• TASK OBJECTIVE: Leave out the pictures and transcribe everything else exactly.

• SUPPLIED MATERIAL:
******************************

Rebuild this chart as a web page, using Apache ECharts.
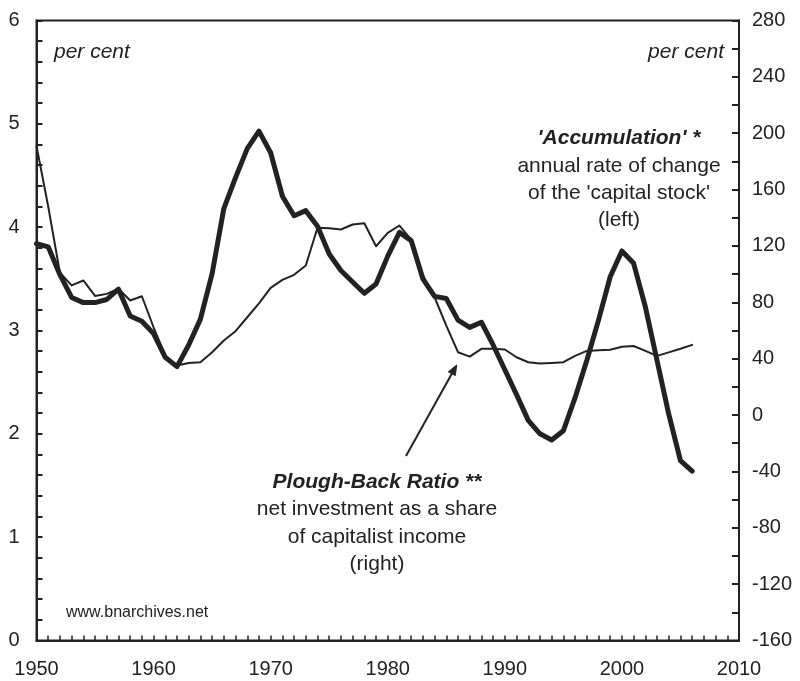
<!DOCTYPE html>
<html>
<head>
<meta charset="utf-8">
<script src="https://cdn.jsdelivr.net/npm/echarts@6/dist/echarts.min.js"></script>
<style>
html,body{margin:0;padding:0;background:#fff;}
#chart{width:800px;height:681px;}
</style>
</head>
<body>
<div id="chart"></div>
<script>
const years = [1950,1951,1952,1953,1954,1955,1956,1957,1958,1959,
  1960,1961,1962,1963,1964,1965,1966,1967,1968,1969,
  1970,1971,1972,1973,1974,1975,1976,1977,1978,1979,
  1980,1981,1982,1983,1984,1985,1986,1987,1988,1989,
  1990,1991,1992,1993,1994,1995,1996,1997,1998,1999,
  2000,2001,2002,2003,2004,2005,2006];

// 'Accumulation' – annual rate of change of the capital stock (left axis, per cent)
const accumulation = [3.84,3.81,3.54,3.32,3.27,3.27,3.30,3.40,3.14,3.09,
  2.97,2.74,2.65,2.86,3.11,3.55,4.18,4.48,4.76,4.93,
  4.72,4.30,4.11,4.16,4.01,3.74,3.58,3.47,3.36,3.45,
  3.72,3.95,3.87,3.50,3.33,3.31,3.10,3.03,3.08,2.86,
  2.62,2.38,2.13,2.00,1.94,2.03,2.35,2.71,3.10,3.52,
  3.77,3.65,3.23,2.71,2.19,1.74,1.64];

// Plough-Back Ratio – net investment as a share of capitalist income (right axis, per cent)
const ploughBack = [191,148,101,92,95.5,84.5,86,89.6,81.3,84.3,
  62.3,42.2,35.1,37.0,37.5,44.6,52.9,59.5,69.4,79.3,
  90.3,95.9,99.5,106.1,132.9,132.6,131.7,135.2,136.1,119.8,
  129.3,134.5,124.5,99,83.6,63.5,44.6,41.5,47,47,
  46.5,41,37.5,36.5,37,37.5,42,45.5,46,46.3,
  48.5,49,45.5,42,44.5,47,49.8];

const FONT = '"Liberation Sans", Arial, Helvetica, sans-serif';
const INK = '#222';

const chart = echarts.init(document.getElementById('chart'), null, {renderer: 'canvas'});

const pairs = (xs, ys) => xs.map((x, i) => [x, ys[i]]);

const option = {
  animation: false,
  backgroundColor: '#fff',
  grid: {left: 36.5, right: 61, top: 20.5, bottom: 40.5, show: true, borderColor: INK, borderWidth: 2, backgroundColor: 'transparent'},
  xAxis: {
    type: 'value', min: 1950, max: 2010, interval: 10,
    axisLine: {show: true, lineStyle: {color: INK, width: 2}},
    axisTick: {show: true, inside: true, length: 5, lineStyle: {color: INK, width: 1.5}},
    minorTick: {show: true, splitNumber: 10, length: 5, lineStyle: {color: INK, width: 1.5}},
    splitLine: {show: false},
    axisLabel: {color: INK, fontSize: 20, fontFamily: FONT, margin: 19, formatter: v => String(v)}
  },
  yAxis: [{
    type: 'value', min: 0, max: 6, interval: 1, position: 'left',
    axisLine: {show: true, lineStyle: {color: INK, width: 2}},
    axisTick: {show: true, inside: true, length: 6, lineStyle: {color: INK, width: 2}},
    minorTick: {show: true, splitNumber: 5, length: 6, lineStyle: {color: INK, width: 2}},
    splitLine: {show: false},
    axisLabel: {color: INK, fontSize: 20, fontFamily: FONT, margin: 17}
  }, {
    type: 'value', min: -160, max: 280, interval: 40, position: 'right',
    axisLine: {show: true, lineStyle: {color: INK, width: 2}},
    axisTick: {show: true, inside: true, length: 7, lineStyle: {color: INK, width: 2}},
    minorTick: {show: true, splitNumber: 2, length: 7, lineStyle: {color: INK, width: 2}},
    splitLine: {show: false},
    axisLabel: {color: INK, fontSize: 20, fontFamily: FONT, margin: 13}
  }],
  series: [{
    name: 'Plough-Back Ratio', type: 'line', yAxisIndex: 1,
    data: pairs(years, ploughBack), showSymbol: false, symbol: 'none',
    lineStyle: {color: INK, width: 2, join: 'round', cap: 'round'}, z: 2
  }, {
    name: 'Accumulation', type: 'line', yAxisIndex: 0,
    data: pairs(years, accumulation), showSymbol: false, symbol: 'none',
    lineStyle: {color: INK, width: 5, join: 'round', cap: 'round'}, z: 3
  }],
  graphic: [
    {type: 'text', left: 54, top: 42, style: {text: 'per cent', font: 'italic 21px ' + FONT, fill: INK}},
    {type: 'text', right: 76, top: 42, style: {text: 'per cent', font: 'italic 21px ' + FONT, fill: INK}},
    {type: 'text', x: 619, y: 138, style: {text: "'Accumulation' *", font: 'italic bold 21px ' + FONT, fill: INK, align: 'center', verticalAlign: 'middle'}},
    {type: 'text', x: 619, y: 166, style: {text: 'annual rate of change', font: '21px ' + FONT, fill: INK, align: 'center', verticalAlign: 'middle'}},
    {type: 'text', x: 619, y: 193, style: {text: "of the 'capital stock'", font: '21px ' + FONT, fill: INK, align: 'center', verticalAlign: 'middle'}},
    {type: 'text', x: 619, y: 220, style: {text: '(left)', font: '21px ' + FONT, fill: INK, align: 'center', verticalAlign: 'middle'}},
    {type: 'text', x: 377, y: 482, style: {text: 'Plough-Back Ratio **', font: 'italic bold 21px ' + FONT, fill: INK, align: 'center', verticalAlign: 'middle'}},
    {type: 'text', x: 377, y: 509, style: {text: 'net investment as a share', font: '21px ' + FONT, fill: INK, align: 'center', verticalAlign: 'middle'}},
    {type: 'text', x: 377, y: 537, style: {text: 'of capitalist income', font: '21px ' + FONT, fill: INK, align: 'center', verticalAlign: 'middle'}},
    {type: 'text', x: 377, y: 564, style: {text: '(right)', font: '21px ' + FONT, fill: INK, align: 'center', verticalAlign: 'middle'}},
    {type: 'text', x: 66, y: 613, style: {text: 'www.bnarchives.net', font: '16px ' + FONT, fill: INK, align: 'left', verticalAlign: 'middle'}},
    {type: 'line', shape: {x1: 406, y1: 456, x2: 451.8, y2: 373.7}, style: {stroke: INK, lineWidth: 2}},
    {type: 'polygon', shape: {points: [[456.7, 365], [455.3, 375.6], [448.3, 371.8]]}, style: {fill: INK, stroke: INK, lineWidth: 1}}
  ]
};
chart.setOption(option);
</script>
</body>
</html>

******************************

• ANSWER TO THE PROBLEM:
Rebuild this chart as a web page, using Apache ECharts.
<!DOCTYPE html>
<html>
<head>
<meta charset="utf-8">
<script src="https://cdn.jsdelivr.net/npm/echarts@6/dist/echarts.min.js"></script>
<style>
html,body{margin:0;padding:0;background:#fff;}
#chart{width:800px;height:681px;}
</style>
</head>
<body>
<div id="chart"></div>
<script>
const years = [1950,1951,1952,1953,1954,1955,1956,1957,1958,1959,
  1960,1961,1962,1963,1964,1965,1966,1967,1968,1969,
  1970,1971,1972,1973,1974,1975,1976,1977,1978,1979,
  1980,1981,1982,1983,1984,1985,1986,1987,1988,1989,
  1990,1991,1992,1993,1994,1995,1996,1997,1998,1999,
  2000,2001,2002,2003,2004,2005,2006];

// 'Accumulation' – annual rate of change of the capital stock (left axis, per cent)
const accumulation = [3.84,3.81,3.54,3.32,3.27,3.27,3.30,3.40,3.14,3.09,
  2.97,2.74,2.65,2.86,3.11,3.55,4.18,4.48,4.76,4.93,
  4.72,4.30,4.11,4.16,4.01,3.74,3.58,3.47,3.36,3.45,
  3.72,3.95,3.87,3.50,3.33,3.31,3.10,3.03,3.08,2.86,
  2.62,2.38,2.13,2.00,1.94,2.03,2.35,2.71,3.10,3.52,
  3.77,3.65,3.23,2.71,2.19,1.74,1.64];

// Plough-Back Ratio – net investment as a share of capitalist income (right axis, per cent)
const ploughBack = [191,148,101,92,95.5,84.5,86,89.6,81.3,84.3,
  62.3,42.2,35.1,37.0,37.5,44.6,52.9,59.5,69.4,79.3,
  90.3,95.9,99.5,106.1,132.9,132.6,131.7,135.2,136.1,119.8,
  129.3,134.5,124.5,99,83.6,63.5,44.6,41.5,47,47,
  46.5,41,37.5,36.5,37,37.5,42,45.5,46,46.3,
  48.5,49,45.5,42,44.5,47,49.8];

const FONT = '"Liberation Sans", Arial, Helvetica, sans-serif';
const INK = '#222';

const chart = echarts.init(document.getElementById('chart'), null, {renderer: 'canvas'});

const pairs = (xs, ys) => xs.map((x, i) => [x, ys[i]]);

const option = {
  animation: false,
  backgroundColor: '#fff',
  grid: {left: 36.5, right: 61, top: 20.5, bottom: 40.5, show: true, borderColor: INK, borderWidth: 2, backgroundColor: 'transparent'},
  xAxis: {
    type: 'value', min: 1950, max: 2010, interval: 10,
    axisLine: {show: true, lineStyle: {color: INK, width: 2}},
    axisTick: {show: true, inside: true, length: 5, lineStyle: {color: INK, width: 1.5}},
    minorTick: {show: true, splitNumber: 10, length: 5, lineStyle: {color: INK, width: 1.5}},
    splitLine: {show: false},
    axisLabel: {color: INK, fontSize: 20, fontFamily: FONT, margin: 19, formatter: v => String(v)}
  },
  yAxis: [{
    type: 'value', min: 0, max: 6, interval: 1, position: 'left',
    axisLine: {show: true, lineStyle: {color: INK, width: 2}},
    axisTick: {show: true, inside: true, length: 6, lineStyle: {color: INK, width: 2}},
    minorTick: {show: true, splitNumber: 5, length: 6, lineStyle: {color: INK, width: 2}},
    splitLine: {show: false},
    axisLabel: {color: INK, fontSize: 20, fontFamily: FONT, margin: 17}
  }, {
    type: 'value', min: -160, max: 280, interval: 40, position: 'right',
    axisLine: {show: true, lineStyle: {color: INK, width: 2}},
    axisTick: {show: true, inside: true, length: 7, lineStyle: {color: INK, width: 2}},
    minorTick: {show: true, splitNumber: 2, length: 7, lineStyle: {color: INK, width: 2}},
    splitLine: {show: false},
    axisLabel: {color: INK, fontSize: 20, fontFamily: FONT, margin: 13}
  }],
  series: [{
    name: 'Plough-Back Ratio', type: 'line', yAxisIndex: 1,
    data: pairs(years, ploughBack), showSymbol: false, symbol: 'none',
    lineStyle: {color: INK, width: 2, join: 'round', cap: 'round'}, z: 2
  }, {
    name: 'Accumulation', type: 'line', yAxisIndex: 0,
    data: pairs(years, accumulation), showSymbol: false, symbol: 'none',
    lineStyle: {color: INK, width: 5, join: 'round', cap: 'round'}, z: 3
  }],
  graphic: [
    {type: 'text', left: 54, top: 42, style: {text: 'per cent', font: 'italic 21px ' + FONT, fill: INK}},
    {type: 'text', right: 76, top: 42, style: {text: 'per cent', font: 'italic 21px ' + FONT, fill: INK}},
    {type: 'text', x: 619, y: 138, style: {text: "'Accumulation' *", font: 'italic bold 21px ' + FONT, fill: INK, align: 'center', verticalAlign: 'middle'}},
    {type: 'text', x: 619, y: 166, style: {text: 'annual rate of change', font: '21px ' + FONT, fill: INK, align: 'center', verticalAlign: 'middle'}},
    {type: 'text', x: 619, y: 193, style: {text: "of the 'capital stock'", font: '21px ' + FONT, fill: INK, align: 'center', verticalAlign: 'middle'}},
    {type: 'text', x: 619, y: 220, style: {text: '(left)', font: '21px ' + FONT, fill: INK, align: 'center', verticalAlign: 'middle'}},
    {type: 'text', x: 377, y: 482, style: {text: 'Plough-Back Ratio **', font: 'italic bold 21px ' + FONT, fill: INK, align: 'center', verticalAlign: 'middle'}},
    {type: 'text', x: 377, y: 509, style: {text: 'net investment as a share', font: '21px ' + FONT, fill: INK, align: 'center', verticalAlign: 'middle'}},
    {type: 'text', x: 377, y: 537, style: {text: 'of capitalist income', font: '21px ' + FONT, fill: INK, align: 'center', verticalAlign: 'middle'}},
    {type: 'text', x: 377, y: 564, style: {text: '(right)', font: '21px ' + FONT, fill: INK, align: 'center', verticalAlign: 'middle'}},
    {type: 'text', x: 66, y: 613, style: {text: 'www.bnarchives.net', font: '16px ' + FONT, fill: INK, align: 'left', verticalAlign: 'middle'}},
    {type: 'line', shape: {x1: 406, y1: 456, x2: 451.8, y2: 373.7}, style: {stroke: INK, lineWidth: 2}},
    {type: 'polygon', shape: {points: [[456.7, 365], [455.3, 375.6], [448.3, 371.8]]}, style: {fill: INK, stroke: INK, lineWidth: 1}}
  ]
};
chart.setOption(option);
</script>
</body>
</html>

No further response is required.